Data segment:
* * *

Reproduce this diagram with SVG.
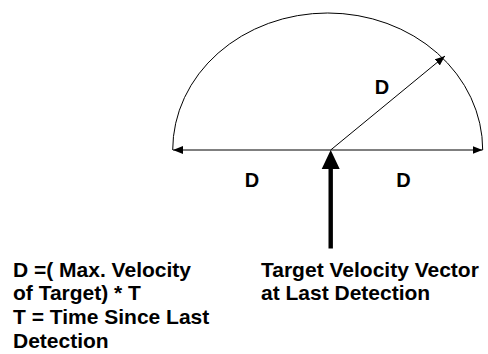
<svg xmlns="http://www.w3.org/2000/svg" width="488" height="354" viewBox="0 0 488 354">
  <defs>
    <marker id="ah" viewBox="0 0 10 8" refX="10" refY="4" markerWidth="10" markerHeight="8" markerUnits="userSpaceOnUse" orient="auto-start-reverse">
      <path d="M0,0 L10,4 L0,8 Z" fill="#000"/>
    </marker>
    <style>
      .thin { stroke:#000; stroke-width:1; fill:none; }
      .lbl { font-family:"Liberation Sans", Arial, sans-serif; font-weight:bold; font-size:21px; fill:#000; }
      .d { font-family:"Liberation Sans", Arial, sans-serif; font-weight:bold; font-size:20px; fill:#000; text-anchor:middle; }
    </style>
  </defs>
  <rect width="488" height="354" fill="#fff"/>
  <g id="region">
    <path class="thin" d="M172.7,150 A155,137 0 0 1 482.7,150"/>
  </g>
  <g id="connectors">
    <line class="thin" x1="173" y1="150" x2="482.5" y2="150" marker-start="url(#ah)" marker-end="url(#ah)"/>
    <line class="thin" x1="330.7" y1="150" x2="445" y2="56" marker-end="url(#ah)"/>
    <path d="M328.5,248.5 L328.5,169 L321.7,169 L330.7,150 L339.7,169 L332.9,169 L332.9,248.5 Z" fill="#000"/>
  </g>
  <g id="labels-d">
    <text class="d" x="382" y="94">D</text>
    <text class="d" x="252" y="187">D</text>
    <text class="d" x="403.5" y="187">D</text>
  </g>
  <g id="formula">
    <text class="lbl" x="13" y="276.5">D =( Max. Velocity</text>
    <text class="lbl" x="13" y="300">of Target) * T</text>
    <text class="lbl" x="13" y="324">T = Time Since Last</text>
    <text class="lbl" x="13" y="347.5">Detection</text>
  </g>
  <g id="vector-label">
    <text class="lbl" x="261" y="276.5">Target Velocity Vector</text>
    <text class="lbl" x="261" y="300">at Last Detection</text>
  </g>
</svg>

* * *

Set task: Could you repeat all of the material exactly? Pictures should not be copied.

Reply to the task:
Reproduce this diagram with SVG.
<svg xmlns="http://www.w3.org/2000/svg" width="488" height="354" viewBox="0 0 488 354">
  <defs>
    <marker id="ah" viewBox="0 0 10 8" refX="10" refY="4" markerWidth="10" markerHeight="8" markerUnits="userSpaceOnUse" orient="auto-start-reverse">
      <path d="M0,0 L10,4 L0,8 Z" fill="#000"/>
    </marker>
    <style>
      .thin { stroke:#000; stroke-width:1; fill:none; }
      .lbl { font-family:"Liberation Sans", Arial, sans-serif; font-weight:bold; font-size:21px; fill:#000; }
      .d { font-family:"Liberation Sans", Arial, sans-serif; font-weight:bold; font-size:20px; fill:#000; text-anchor:middle; }
    </style>
  </defs>
  <rect width="488" height="354" fill="#fff"/>
  <g id="region">
    <path class="thin" d="M172.7,150 A155,137 0 0 1 482.7,150"/>
  </g>
  <g id="connectors">
    <line class="thin" x1="173" y1="150" x2="482.5" y2="150" marker-start="url(#ah)" marker-end="url(#ah)"/>
    <line class="thin" x1="330.7" y1="150" x2="445" y2="56" marker-end="url(#ah)"/>
    <path d="M328.5,248.5 L328.5,169 L321.7,169 L330.7,150 L339.7,169 L332.9,169 L332.9,248.5 Z" fill="#000"/>
  </g>
  <g id="labels-d">
    <text class="d" x="382" y="94">D</text>
    <text class="d" x="252" y="187">D</text>
    <text class="d" x="403.5" y="187">D</text>
  </g>
  <g id="formula">
    <text class="lbl" x="13" y="276.5">D =( Max. Velocity</text>
    <text class="lbl" x="13" y="300">of Target) * T</text>
    <text class="lbl" x="13" y="324">T = Time Since Last</text>
    <text class="lbl" x="13" y="347.5">Detection</text>
  </g>
  <g id="vector-label">
    <text class="lbl" x="261" y="276.5">Target Velocity Vector</text>
    <text class="lbl" x="261" y="300">at Last Detection</text>
  </g>
</svg>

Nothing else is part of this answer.